Bucks expands program training police to connect people to drug treatment
The idea is to reduce points of friction for people seeking help to get into medical treatment. The program now includes 12 of 39 police departments in Bucks.
Bucks County is expanding a program designed to quickly get people suffering from addiction connected with treatment by enlisting police departments.
At a press conference in Doylestown Wednesday morning, Fred Harran, director of Public Safety for Bensalem Township, said the goals of the Bucks County Police Assisting in Recovery program, or BPAIR, are straightforward.
“We will get you help immediately, no questions asked,” Harran said of local police departments. “We’re just the ambassadors to put you in contact.”
Harran launched the program in Bensalem three years ago, modeling it after a treatment referral effort set up in Gloucester, Massachusetts. The idea is to reduce points of friction for people in the midst of addiction seeking help to get into medical treatment. To do that, police officers and departments act as a conduit, connecting people quickly with trained volunteers who can arrange for a treatment assessment.
“We want to get folks access to services when they are ready, without a wait,” said Diane Rosati, executive director of the Bucks County Drug and Alcohol Commission.
The program now includes 12 of the 39 police departments in the county, though speakers Wednesday said they expect that number will grow in the coming months. BPAIR’s expansion is funded in part through a $306,254 grant from the Pennsylvania Department of Drug and Alcohol Programs. That money is paying for consulting services, training for police, media materials, as well as drug and alcohol assessments.
Bucks County Commissioner Gene DiGirolamo said that while the region has seen some progress combating the drug epidemic, it isn’t enough.
“This problem is still here,” DiGirolamo said, noting that in addition to opioids, there have been recent upward trends in the use of methamphetamine and cocaine.

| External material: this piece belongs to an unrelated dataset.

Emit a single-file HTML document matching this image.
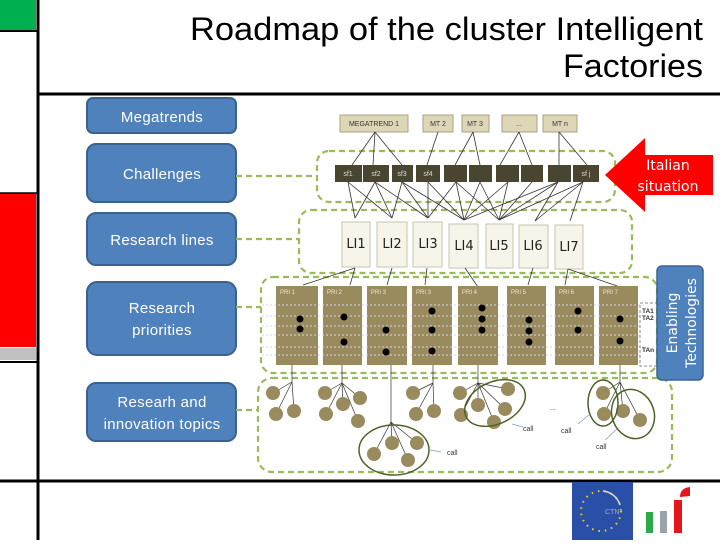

He spoke about his own family’s struggle getting his eldest son into treatment more than two decades ago, when DiGirolamo was a state representative. Even with plenty of resources, the family had difficulty navigating how to get him help, how to pay for it, how to get an assessment. All these years later, the process is not so different.
“Families and addicts still struggle today with those questions,” DiGirolamo said.
Programs like BPAIR represent a shift in how law enforcement responds to drug epidemics. And its expansion is coinciding with a nationwide movement to change the role of policing in civil society, with advocates demanding, among other things, that armed police officers not be the first line of response for a broad spectrum of nonviolent social issues like mental illness, homelessness and substance abuse.
Bucks County District Attorney Matt Weintraub called it “a great example of police protecting the public, instead of arresting the ‘technically guilty.’”
The initiative was in motion years before this summer’s wave of protests, though Weintraub says there is some overlap in the various pushes for institutional reform.
“Things have been trending in this direction,” he said, noting that even among members of law enforcement and prosecutors there is an economic argument for guiding people into treatment instead of bringing them into the criminal justice system.
“An ounce of prevention is worth a pound of cure,” Weintraub said.
Bucks County is about 88% white, with a significantly higher median income than the state average, according to the most recent Census figures. Even among supporters of drug and policing reform efforts, there is a growing body of evidence that race and class are playing a major role in the less punitive approaches enacted over the last several years in response to this latest drug epidemic. There are radical racial disparities in access to newer, more effective medications to help curb opioid addiction, with people from whiter, more affluent areas being steered toward them.
“Bias and inequality also help to explain the greater willingness of the public and policymakers to apply a public health framework to the current opioid crisis than to drug use disorders in the past,” said a 2017 report by The Sentencing Project, a nonprofit research and advocacy group. “Not only does the association of this drug crisis with whites help to promote treatment and prevention as policy responses, so too does the greater proximity of white Americans to the policymaking process.”
Officials did not address those points explicitly at Wednesday’s press conference, but in an interview afterward, Weintraub said of race and class, “It enters the discussions, there’s a lot more awareness.”
Those on hand in Doylestown emphasized that BPAIR represents a willingness of communities and individuals all across the county to compassionately collaborate on a complex issue where the status quo solutions have not been effective.
“We are not the experts in all fields,” Harran said of police. “We are not the experts in drug addiction. We are not the experts in mental health. We are not the experts in homelessness. We are not the experts in school district issues. But we are the ambassadors.”
Although only about a third of the county’s police departments are participating in the program so far, officials said residents could go to officers or staff in any jurisdiction to seek help.
”We don’t turn people away,” Harran said.